Kaan Öğrük 11A P2
"Çünkü insan, birey olarak yalnız kendi kişisel hayatını değil, aynı zamanda, bilinçli veya bilinçsiz olarak, kendi çağının ve çağdaşlarının hayatlarını da yaşar..."
-Thomas Mann
Thomas Mann’ın bu cümlesini okurken bana şu duygu geliyor: İnsan, sandığı kadar yalnız değil. Kendi hayatını yaşadığını düşünürken, farkında olmadan başkalarının korkularını, umutlarını, hatta henüz söze dökülmemiş düşüncelerini de içinde taşır. Bu yüzden birey olmak, tamamen bağımsız olmak anlamına gelmiyor; daha çok, yaşadığın zamanın içinden süzülerek şekillenmek gibi.
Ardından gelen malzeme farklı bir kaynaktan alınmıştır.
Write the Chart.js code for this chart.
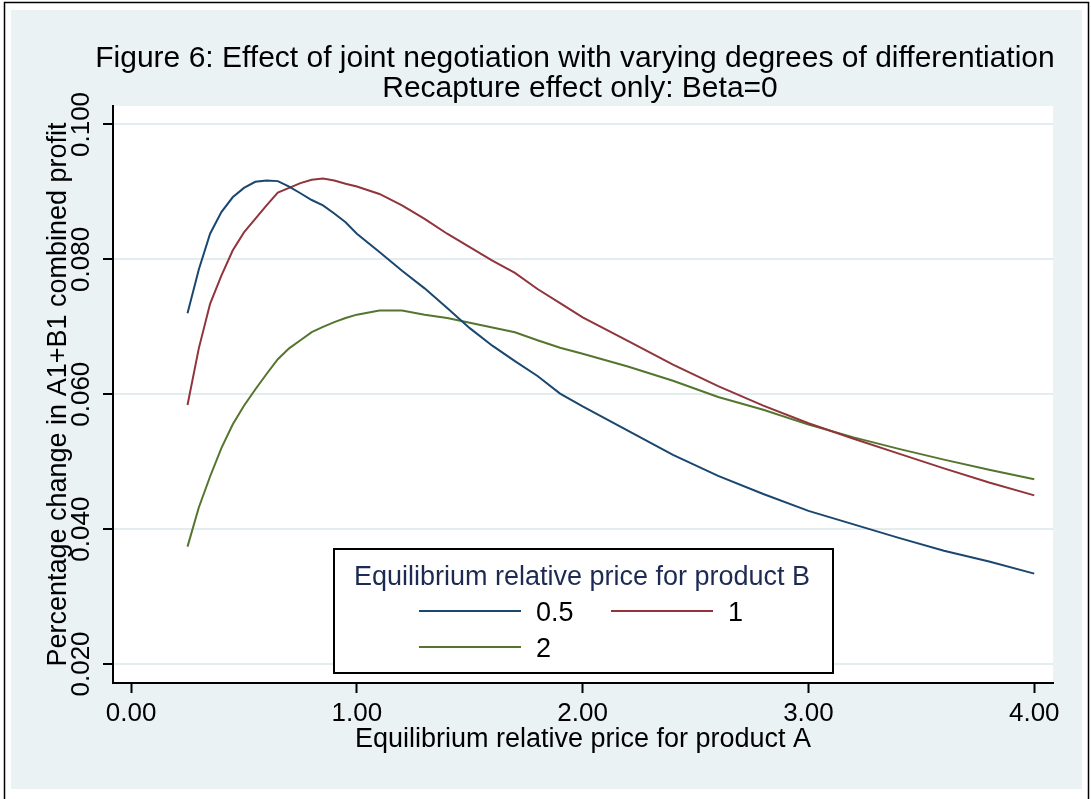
<!DOCTYPE html>
<html>
<head>
<meta charset="utf-8">
<title>Figure 6</title>
<script src="https://cdn.jsdelivr.net/npm/chart.js@4.4.1/dist/chart.umd.min.js"></script>
<style>
  html, body { margin: 0; padding: 0; background: #fff; }
  canvas { display: block; }
</style>
</head>
<body>
<canvas id="fig6" width="1091" height="799"></canvas>
<script>
// equilibrium relative price for product A
const priceA = [0.25, 0.30, 0.35, 0.40, 0.45, 0.50, 0.55, 0.60, 0.65, 0.70, 0.75, 0.80, 0.85, 0.90, 0.95, 1.00,
                1.10, 1.20, 1.30, 1.40, 1.50, 1.60, 1.70, 1.80, 1.90, 2.00, 2.20, 2.40, 2.60, 2.80, 3.00,
                3.20, 3.40, 3.60, 3.80, 4.00];

// % change in A1+B1 combined profit, by relative price of product B
const priceB05 = [0.0720, 0.0785, 0.0838, 0.0870, 0.0892, 0.0906, 0.0915, 0.0917, 0.0916, 0.0908, 0.0898, 0.0888,
                  0.0880, 0.0868, 0.0855, 0.0838, 0.0811, 0.0783, 0.0757, 0.0728, 0.0698, 0.0672, 0.0649, 0.0627,
                  0.0601, 0.0582, 0.0546, 0.0510, 0.0479, 0.0452, 0.0427, 0.0407, 0.0387, 0.0368, 0.0352, 0.0334];
const priceB1 = [0.0584, 0.0668, 0.0734, 0.0776, 0.0813, 0.0840, 0.0860, 0.0880, 0.0899, 0.0906, 0.0913, 0.0918,
                 0.0920, 0.0917, 0.0912, 0.0908, 0.0897, 0.0880, 0.0860, 0.0838, 0.0818, 0.0798, 0.0780, 0.0756,
                 0.0735, 0.0714, 0.0679, 0.0644, 0.0612, 0.0583, 0.0557, 0.0534, 0.0512, 0.0490, 0.0469, 0.0450];
const priceB2 = [0.0374, 0.0432, 0.0478, 0.0520, 0.0555, 0.0583, 0.0607, 0.0630, 0.0652, 0.0668, 0.0680, 0.0692,
                 0.0700, 0.0707, 0.0713, 0.0718, 0.0724, 0.0724, 0.0718, 0.0713, 0.0706, 0.0699, 0.0692, 0.0680,
                 0.0669, 0.0660, 0.0641, 0.0620, 0.0596, 0.0577, 0.0555, 0.0536, 0.0519, 0.0503, 0.0488, 0.0474];

const seriesLabels = ['0.5', '1', '2'];
const seriesColors = ['#1a476f', '#90353b', '#55752f'];

const xTicks = [0, 1, 2, 3, 4];
const xTickLabels = ['0.00', '1.00', '2.00', '3.00', '4.00'];
const yTicks = [0.02, 0.04, 0.06, 0.08, 0.10];
const yTickLabels = ['0.020', '0.040', '0.060', '0.080', '0.100'];

const FONT = "'Liberation Sans', Arial, Helvetica, sans-serif";

function pairs(ys) {
    return priceA.map((x, i) => ({ x: x, y: ys[i] }));
}

// stata style background, frame, titles and boxed legend
const stataFrame = {
    id: 'stataFrame',
    beforeDraw(chart) {
        const ctx = chart.ctx;
        const a = chart.chartArea;
        ctx.save();
        ctx.fillStyle = '#ffffff';
        ctx.fillRect(0, 0, chart.width, chart.height);
        ctx.fillStyle = '#eaf2f3';
        ctx.fillRect(11, 10, 1071, 779);
        ctx.strokeStyle = '#000';
        ctx.lineWidth = 1.5;
        ctx.strokeRect(4.5, 2.5, 1084, 800);
        ctx.fillStyle = '#ffffff';
        ctx.fillRect(a.left, a.top, a.right - a.left, a.bottom - a.top);

        ctx.fillStyle = '#000';
        ctx.textAlign = 'center';
        ctx.textBaseline = 'alphabetic';
        ctx.font = '30px ' + FONT;
        ctx.fillText('Figure 6: Effect of joint negotiation with varying degrees of differentiation', 575, 66.5);
        ctx.fillText('Recapture effect only: Beta=0', 580, 96.5);
        ctx.restore();
    },
    afterDatasetsDraw(chart) {
        const ctx = chart.ctx;
        ctx.save();
        ctx.fillStyle = '#ffffff';
        ctx.fillRect(334, 549, 499, 124);
        ctx.strokeStyle = '#000';
        ctx.lineWidth = 2;
        ctx.strokeRect(334, 549, 499, 124);

        ctx.font = '27px ' + FONT;
        ctx.textBaseline = 'alphabetic';
        ctx.textAlign = 'center';
        ctx.fillStyle = '#1d2b53';
        ctx.fillText('Equilibrium relative price for product B', 582, 585);

        const slots = [[419, 611, 536], [611, 611, 728], [419, 647, 536]];
        ctx.textAlign = 'left';
        chart.data.datasets.forEach((ds, i) => {
            const s = slots[i];
            ctx.strokeStyle = ds.borderColor;
            ctx.lineWidth = 2;
            ctx.beginPath();
            ctx.moveTo(s[0], s[1]);
            ctx.lineTo(s[0] + 102, s[1]);
            ctx.stroke();
            ctx.fillStyle = '#000';
            ctx.fillText(ds.label, s[2], s[1] + 10);
        });
        ctx.restore();
    }
};

new Chart(document.getElementById('fig6').getContext('2d'), {
    type: 'line',
    data: {
        datasets: [
            { label: seriesLabels[0], data: pairs(priceB05), borderColor: seriesColors[0] },
            { label: seriesLabels[1], data: pairs(priceB1), borderColor: seriesColors[1] },
            { label: seriesLabels[2], data: pairs(priceB2), borderColor: seriesColors[2] }
        ]
    },
    options: {
        responsive: false,
        animation: false,
        devicePixelRatio: 1,
        elements: {
            line: { borderWidth: 2, tension: 0, fill: false },
            point: { radius: 0 }
        },
        layout: { padding: { left: 0, right: 38, top: 106, bottom: 0 } },
        plugins: {
            legend: { display: false },
            title: { display: false },
            tooltip: { enabled: false }
        },
        scales: {
            x: {
                type: 'linear',
                min: -0.08,
                max: 4.083,
                afterBuildTicks: s => { s.ticks = xTicks.map(v => ({ value: v })); },
                afterFit: s => { s.height = 116; },
                ticks: {
                    autoSkip: false,
                    maxRotation: 0,
                    padding: 5,
                    color: '#000',
                    font: { family: FONT, size: 26 },
                    callback: (v, i) => xTickLabels[i]
                },
                grid: { drawOnChartArea: false, tickLength: 10, tickColor: '#000', tickWidth: 2 },
                border: { color: '#000', width: 2 },
                title: {
                    display: true,
                    text: 'Equilibrium relative price for product A',
                    color: '#000',
                    font: { family: FONT, size: 27 },
                    padding: { top: 0, bottom: 43 }
                }
            },
            y: {
                type: 'linear',
                min: 0.01718,
                max: 0.10274,
                afterBuildTicks: s => { s.ticks = yTicks.map(v => ({ value: v })); },
                afterFit: s => { s.width = 113; },
                ticks: {
                    autoSkip: false,
                    minRotation: 90,
                    maxRotation: 90,
                    crossAlign: 'center',
                    padding: -11,
                    color: '#000',
                    font: { family: FONT, size: 26 },
                    callback: (v, i) => yTickLabels[i]
                },
                grid: { color: '#e3ecef', lineWidth: 2, tickLength: 10, tickColor: '#000', tickWidth: 2 },
                border: { color: '#000', width: 2 },
                title: {
                    display: true,
                    text: 'Percentage change in A1+B1 combined profit',
                    color: '#000',
                    font: { family: FONT, size: 27 },
                    padding: { top: 42, bottom: 0 }
                }
            }
        }
    },
    plugins: [stataFrame]
});
</script>
</body>
</html>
Bu noktada bu sözü determinist saymak mümkün, ama sert bir kadercilik olarak değil. Mann insana “seçme hakkın yok” demez; fakat şunu hatırlatır: Seçtiğini sandığın şeyler, çoğu zaman çağının sana sunduğu seçeneklerdir. İnsan özgürdür, ama bu özgürlük boşlukta değil, tarih denen dar bir odanın içinde çalışır. Yani insan ne kadar bağımsız olursa ya da ne kadar bağımsız olduğunu düşünürse düşünsün, içinde daima toplumu ve toplumdaki belirli başlı şeyleri (fikir, düşünce, alışkanlıklar vb.) taşır. Benim fikrim ise: İnsanlar elbet bulunduğu dönemin toplumsal ve tarihsel özelliklerinden bazılarını, dolayısıyla başka insanlarla benzer özellikler taşır ama bu demek değildir ki her birey farklı insanların da hayatını yaşıyor. Evet böyleleri vardır ama bu bireyler asla kendini geliştirememiş ve başkalarına bağlı yaşayan ahlaki açıdan da zihinsel açıdan da geride kalmış bireylerdir. Fakat bunu değiştirmek bireyin kendi tercihinde ve toplumun bireye sunduğu imkana bağlı; babası mal mülk sahibi özel okullarda okuyan bir insan ile sokaklarda yaşayan çocuğu akademik olarak tabii ki bir tutamayız. Nitekim burada suçlu olan çocuk da değildir çünkü bulunduğu toplum, coğrafya ve “sistem” bunu zorunlu bırakmıştır. Olması gereken ise fırsat eşitliğinin sağlanması. Lakin bu demek değildir ki bize sunulan imkanları bahane edip efor sarf etmemeliyiz. Hayır aksine sistemin bize sunduğu zorluklara göğüs gerip, toplum içerisinde özerk ve bağımsız bir birey olmalıyız. Velhasıl insan tabiatı gereği benzerdir fakat bu demek değildir ki her birey ve yaşantısı birbiri ile iç içedir. İnsanın bağımsız ve özerk birey olması onun kendi tercihlerine bağlıdır. İşte bu sebeptendir ki; birey ancak ve ancak kendi kendini var edebilir, toplum ise bütün bireyleri içerisine alan bir üst kümedir. Elbet bazı kümeler kesişir fakat bu her bireyin aynı kümenin elemanı olduğu anlamına gelmez.